Heath Lambert trio make £5m in sale to Jardine Lloyd Thompson

Click to follow

A £130m sale of Heath Lambert to the rival insurance broker Jardine Lloyd Thompson, likely to be unveiled within weeks, will deliver cash, shares and pension benefits worth millions of pounds to the three top Heath Lambert men instrumental in brokering the deal.

Adrian Colosso, Heath Lambert's chief executive since March last year, Mike Bruce, the managing director, and Keith Hamill, the non-executive chairman, will net about £5m in cash and shares between them as part of the deal.

Under the terms of the JLT takeover, they alone will be awarded extra Heath Lambert shares, which earmarked for managers after the company's last refinancing a year ago, but as yet unallocated.

Mr Colosso, already the single largest shareholder with 3 per cent of the company, will be given another 2 per cent. Mr Bruce, who holds a 2.5 per cent stake, will receive a further 1 per cent, and Mr Hamill's Heath Lambert holding will be bolstered from 1.5 per cent to 2.5 per cent.

Between the three, their 11 per cent stake will fetch about £3m in a sale to JLT.

After the takeover, Mr Colosso is expected to take a seat on the JLT board and Mr Bruce will assume a senior position.

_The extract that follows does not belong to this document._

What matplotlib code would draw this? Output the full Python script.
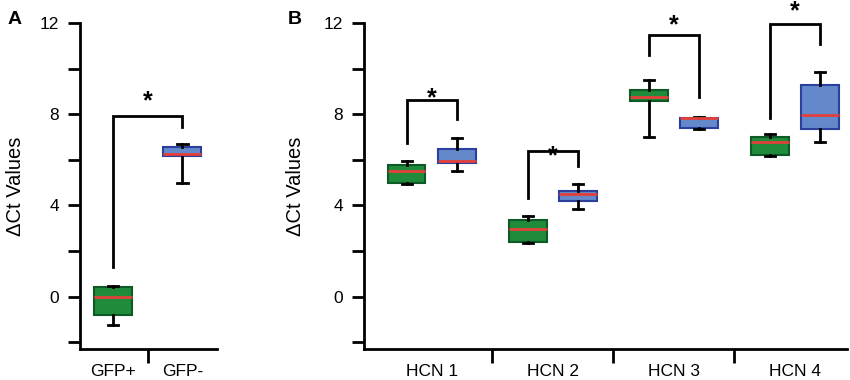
import matplotlib
matplotlib.use("Agg")
import matplotlib.pyplot as plt
import numpy as np

plt.rcParams['font.family'] = ['Liberation Sans', 'DejaVu Sans']

# ---- data ----
# Panel A
a_categories = ["GFP+", "GFP-"]
a_whislo = [-1.23, 4.96]
a_q1 = [-0.79, 6.18]
a_med = [0.0, 6.27]
a_q3 = [0.44, 6.58]
a_whishi = [0.48, 6.70]
a_bracket = [7.9, 1.3, 7.45]   # top, left leg end, right leg end
a_star = 8.85

# Panel B (green = first, blue = second of each pair)
b_categories = ["HCN 1", "HCN 2", "HCN 3", "HCN 4"]
g_whislo = [4.95, 2.37, 7.00, 6.18]
g_q1 = [4.99, 2.41, 8.58, 6.20]
g_med = [5.52, 2.98, 8.76, 6.76]
g_q3 = [5.78, 3.37, 9.07, 6.98]
g_whishi = [5.96, 3.55, 9.50, 7.14]

bl_whislo = [5.52, 3.82, 7.33, 6.76]
bl_q1 = [5.87, 4.20, 7.40, 7.36]
bl_med = [5.96, 4.51, 7.82, 7.97]
bl_q3 = [6.48, 4.64, 7.84, 9.29]
bl_whishi = [6.96, 4.95, 7.88, 9.86]

br_top = [8.63, 6.40, 11.48, 11.97]
br_left = [6.74, 4.34, 10.60, 7.83]
br_right = [7.80, 5.74, 8.77, 11.08]
star_y = [8.98, 6.44, 12.2, 12.8]

GREEN, GREEN_E = "#1f8b3b", "#0e5a26"
BLUE, BLUE_E = "#6489cb", "#2b3f9e"
MED = "#e2403a"

fig = plt.figure(figsize=(8.5, 3.8), dpi=100)
W, H = 850, 380


def px_axes(l, r, t, b):
    return fig.add_axes([l / W, (H - b) / H, (r - l) / W, (b - t) / H])


def stats(wl, q1, md, q3, wh):
    return [dict(whislo=a, q1=b, med=c, q3=d, whishi=e, fliers=[])
            for a, b, c, d, e in zip(wl, q1, md, q3, wh)]


def style_axes(ax, ncat, labels):
    for s in ("top", "right"):
        ax.spines[s].set_visible(False)
    for s in ("left", "bottom"):
        ax.spines[s].set_linewidth(2)
    ax.set_ylim(-2.3, 12)
    ax.set_yticks([0, 4, 8, 12])
    ax.set_yticks([-2, 2, 6, 10], minor=True)
    ax.tick_params(axis="y", which="both", length=9, width=2, labelsize=12.5, pad=6)
    ax.set_xticks(np.arange(ncat))
    ax.set_xticklabels(labels)
    ax.set_xticks(np.arange(ncat - 1) + 0.5, minor=True)
    ax.tick_params(axis="x", which="major", length=0, labelsize=12.5, pad=11)
    ax.tick_params(axis="x", which="minor", length=10, width=2)
    ax.set_ylabel("ΔCt Values", fontsize=14.5)


def draw_box(ax, st, pos, width, cap, fc, ec):
    ax.bxp(st, positions=pos, widths=width, capwidths=cap, patch_artist=True,
           showfliers=False,
           boxprops=dict(facecolor=fc, edgecolor=ec, linewidth=1.5),
           whiskerprops=dict(color="black", linewidth=2),
           capprops=dict(color="black", linewidth=2),
           medianprops=dict(color=MED, linewidth=2), manage_ticks=False)


def bracket(ax, x1, x2, top, l, r, sy):
    ax.plot([x1, x1, x2, x2], [l, top, top, r], color="black", lw=2,
            clip_on=False, solid_joinstyle="miter")
    ax.text((x1 + x2) / 2, sy, "*", ha="center", va="center", fontsize=18,
            fontweight="bold", clip_on=False)


# ---- Panel A ----
axA = px_axes(80, 217, 23, 349)
axA.set_xlim(-0.48, 1.5)
style_axes(axA, 2, a_categories)
draw_box(axA, stats(a_whislo, a_q1, a_med, a_q3, a_whishi)[:1], [0], 0.55, 0.15, GREEN, GREEN_E)
draw_box(axA, stats(a_whislo, a_q1, a_med, a_q3, a_whishi)[1:], [1], 0.55, 0.15, BLUE, BLUE_E)
bracket(axA, 0, 1, a_bracket[0], a_bracket[1], a_bracket[2], a_star - 0.3)
axA.yaxis.set_label_coords(-0.40, 0.5)
fig.text(8 / W, 1 - 19 / H, "A", fontsize=14, fontweight="bold", va="center")

# ---- Panel B ----
axB = px_axes(364, 847, 23, 349)
axB.set_xlim(-0.56, 3.43)
style_axes(axB, 4, b_categories)
x = np.arange(4)
off = 0.207
draw_box(axB, stats(g_whislo, g_q1, g_med, g_q3, g_whishi), x - off, 0.31, 0.085, GREEN, GREEN_E)
draw_box(axB, stats(bl_whislo, bl_q1, bl_med, bl_q3, bl_whishi), x + off, 0.31, 0.085, BLUE, BLUE_E)
for i in range(4):
    bracket(axB, x[i] - off, x[i] + off, br_top[i], br_left[i], br_right[i], star_y[i] - 0.3)
axB.yaxis.set_label_coords(-0.122, 0.5)
fig.text(288 / W, 1 - 19 / H, "B", fontsize=14, fontweight="bold", va="center")

fig.savefig("out.png", dpi=100)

Both are believed to be in line for "golden hellos" of cash and JLT shares worth about £1m each, on top of extra pension benefits not extended to other Heath Lambert employees.

A recent financial restructuring, led by Royal Bank of Scotland and Credit Suisse, saw the Pension Protection Fund secure 10 per cent of the company's shares in return for bailing out the Heath Lambert pension scheme. The final-salary scheme, £210m in deficit at the time, was closed. All pension assets are still controlled by trustees but are likely to be transferred to the PPF in the future. The PPF is thought to have had no involvement in discussions between Heath Lambert and JLT.

Some within the City said the deal would be an excellent one for JLT, which will be able to reap substantial cost savings from the tie-up, but they argue that shareholders in Heath Lambert could be better served should the takeover be deferred.

One sector analyst said: "It's a very early stage at which to be selling the company, only a year after the last restructuring. The Heath Lambert equity could well be worth four times these levels if they waited a year or so to reap the benefits of the restructuring."

The past difficulties of JLT and Heath Lambert have been well documented. In late 2004, JLT warned on profits and announced the departure of Steve McGill, its chief executive. Dominic Burke replaced him, and in March unveiled a strategic review that opened the door to bolt-on acquisitions.

In 2003, Heath Lambert's planned flotation fell through, prompting a change of management, disposals and restructuring of its finances. A year ago, it restructured again to leave a company worth about £50m with about £100m of loan notes, preference shares and debt.

JLT has already acquired most of Heath Lambert's Latin American and aviation operations.

Hamill: serial non-exec with the Midas touch

Keith Hamill, named non-executive chairman of Heath Lambert in September, is a busy man. A "professional non-executive", he holds the same role at six other companies, including the brokerage Collins Stewart Tullett, the menswear group Moss Bros and the nightclubs operator Luminar.

Mr Hamill also sits on the board of four other companies, including the electronic parts distributor Electrocomponents as an independent director, and is deputy chancellor of the University of Nottingham, where he read politics.

His decision to "Go Plural" (to use the phrase of another famous multiple independent director, Allan Leighton) in 2000 after years as an accountant and serial finance director has also proved lucrative. Mr Hamill was paid £85,000 by Luminar alone last year.

Non-executive directors should expect to devote about three weeks a year to each company, on board meetings and committees and paperwork.

However, their workload can increase dramatically should a company be caught in a takeover battle.

Mr Hamill is a specialist in complicated situations and has a good record of securing private-equity backing for firms with which he is involved, notably the launch of the airline Go.

As chairman of Moss Bros, he fielded the attentions of Shami Ahmed, the Joe Bloggs fashion entrepreneur. Before that, he was finance director of WH Smith when Tim Waterstone attempted a takeover. It paid Mr Hamill £300,000 when he left in 2000.

After a spell at United Distillers following the Guinness affair, he became finance director of Forte in 1996 when the hotels empire was engulfed by a hostile bid from Granada.

Mr Hamill was embroiled in controversy after it emerged in 2003 he owned share options in Collins Stewart. Current views of best corporate governance practice advise that non-executive directors should not own shares or options in companies on whose boards they sit because that could compromise their independence and ability to challenge the board should the need arise.